Due to unforseen family issues, our fishing time was compressed into only about four hours.  My son and I drove the couple-mile dirt road leading to the Wild Basin ranger station and parking lot, passing a bull moose along the way.  The trail from the parking lot is very easy to follow and a popular day hike for visitors to the park.  A typical late summer early afternoon in the Rockies, building, towering cumulus clouds promised a thunderstorm, the air a pleasant 75 degrees.  With my 12′ Iwana stowed in the quiver my wife had crafted, the attached compartment containing a small flybox and tippet, we started up the trail.  All of the water looked so appealing, so fishy, that it was hard to keep hiking.  But I wanted to get a little farther up the trail, because I remembered a wooden footbridge that spanned the creek where I had observed some pretty nice-sized trout the year before.
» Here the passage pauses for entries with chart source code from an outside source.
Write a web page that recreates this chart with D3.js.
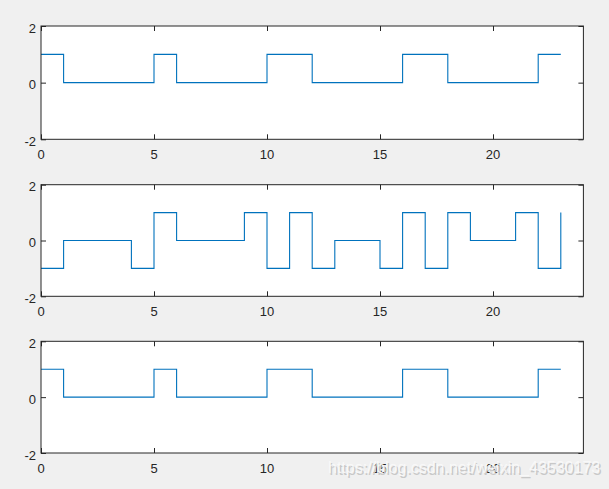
<!DOCTYPE html>
<html>
<head>
<meta charset="utf-8">
<script src="https://cdn.jsdelivr.net/npm/d3@7"></script>
<style>
  html, body { margin: 0; padding: 0; background: #f0f0f0; }
  svg { display: block; }
</style>
</head>
<body>
<script>
// ---- data ----
const xValues = d3.range(0, 24); // 0..23
const series1 = [1,0,0,0,0,1,0,0,0,0,1,1,0,0,0,0,1,1,0,0,0,0,1,1];
const series2 = [-1,0,0,0,-1,1,0,0,0,1,-1,1,-1,0,0,-1,1,-1,1,0,0,1,-1,1];
const series3 = [1,0,0,0,0,1,0,0,0,0,1,1,0,0,0,0,1,1,0,0,0,0,1,1];
const xTicks = [0, 5, 10, 15, 20];
const yTicks = [-2, 0, 2];
const xDomain = [0, 24];
const yDomain = [-2, 2];
const watermark = "https://blog.csdn.net/weixin_43530173";

const W = 609, H = 489;
const svg = d3.select("body").append("svg").attr("width", W).attr("height", H);
svg.append("rect").attr("width", W).attr("height", H).attr("fill", "#f0f0f0");

const panels = [
  { data: series1, top: 26, bottom: 139.3 },
  { data: series2, top: 184.7, bottom: 296.3 },
  { data: series3, top: 341.3, bottom: 453 }
];
const left = 41, right = 583.4;
const axisColor = "#262626";
const tickLen = 5;
const font = "Liberation Sans, Arial, Helvetica, sans-serif";

panels.forEach(p => {
  const x = d3.scaleLinear().domain(xDomain).range([left, right]);
  const y = d3.scaleLinear().domain(yDomain).range([p.bottom, p.top]);
  const g = svg.append("g");

  g.append("rect")
    .attr("x", left).attr("y", p.top)
    .attr("width", right - left).attr("height", p.bottom - p.top)
    .attr("fill", "#ffffff");

  // data line (stairs)
  const line = d3.line()
    .x((d, i) => x(xValues[i]))
    .y(d => y(d))
    .curve(d3.curveStepAfter);
  g.append("path")
    .datum(p.data)
    .attr("d", line)
    .attr("fill", "none")
    .attr("stroke", "#0072BD")
    .attr("stroke-width", 1.1);

  // x ticks (bottom & top, inward)
  const xAxisB = d3.axisBottom(x).tickValues(xTicks).tickSize(-tickLen).tickPadding(0).tickFormat("");
  const xAxisT = d3.axisTop(x).tickValues(xTicks).tickSize(-tickLen).tickFormat("");
  const yAxisL = d3.axisLeft(y).tickValues(yTicks).tickSize(-tickLen).tickFormat("");
  const yAxisR = d3.axisRight(y).tickValues(yTicks).tickSize(-tickLen).tickFormat("");

  [[xAxisB, `translate(0,${p.bottom})`], [xAxisT, `translate(0,${p.top})`],
   [yAxisL, `translate(${left},0)`], [yAxisR, `translate(${right},0)`]].forEach(([ax, tr]) => {
    const a = g.append("g").attr("transform", tr).call(ax);
    a.select(".domain").remove();
    a.selectAll("line").attr("stroke", axisColor).attr("stroke-width", 1);
  });

  // box
  g.append("rect")
    .attr("x", left).attr("y", p.top)
    .attr("width", right - left).attr("height", p.bottom - p.top)
    .attr("fill", "none")
    .attr("stroke", axisColor)
    .attr("stroke-width", 1);

  // x tick labels
  g.selectAll(".xl").data(xTicks).enter().append("text")
    .attr("x", d => x(d))
    .attr("y", p.bottom + 20)
    .attr("text-anchor", "middle")
    .attr("font-family", font)
    .attr("font-size", 13)
    .attr("fill", axisColor)
    .text(d => d);

  // y tick labels
  g.selectAll(".yl").data(yTicks).enter().append("text")
    .attr("x", left - 5)
    .attr("y", d => y(d) + 6.5)
    .attr("text-anchor", "end")
    .attr("font-family", font)
    .attr("font-size", 13)
    .attr("fill", axisColor)
    .text(d => d);
});

// watermark
svg.append("text")
  .attr("x", 329.5).attr("y", 474.5)
  .attr("font-family", font)
  .attr("font-size", 16)
  .attr("fill", "#c8c8c8")
  .text(watermark);
svg.append("text")
  .attr("x", 328).attr("y", 473)
  .attr("font-family", font)
  .attr("font-size", 16)
  .attr("fill", "#fafafa")
  .attr("fill-opacity", 0.9)
  .text(watermark);
</script>
</body>
</html>
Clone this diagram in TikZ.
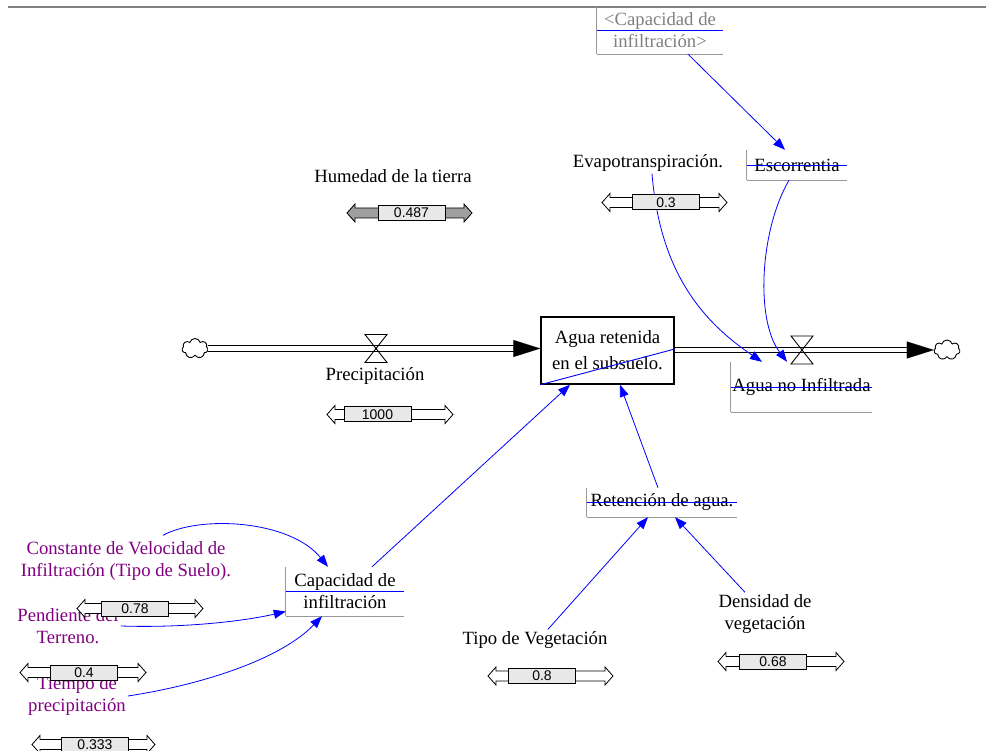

Reaching Copeland falls, we could hike no farther without wetting a line.  I extended the Iwana and attached the 4.5 level line, five feet of 5X tippet, and a black deer hair beetle, size 14.  A few casts and I began getting those violent strikes that usually signal “brook trout.”  After a few missed hookups due to the difficulty in seeing the beetle on the shadowed water, I switched to a #16 parachute Adams, having observed a sparse mayfly hatch.  Almost immediatley I began to land some eager brookies in the six to nine inch range.

For the next 45 minutes, my son and I traded the rod and the camera.  Although he is not a fly fisherman, my son was soon hooking trout also.  Then, as expected, the sky darkened, and a summer thunderstorm erupted.  When the rain became torrential and the lightning commenced, we sought shelter under the streamside pines.  Unfortunately, after the storm passed and the sky faired again, it was time to hike back down to the car.  All in all, a great, but too brief, trip.  We had the good fortune, however, to watch the antics of a water ouzel and observe firsthand the regeneration of the forest from a large fire a quarter century ago.

We will be back for a more extended expedition, and I’ll still get to that bridge with the largish trout waiting underneath like the troll in the Billy Goats Gruff.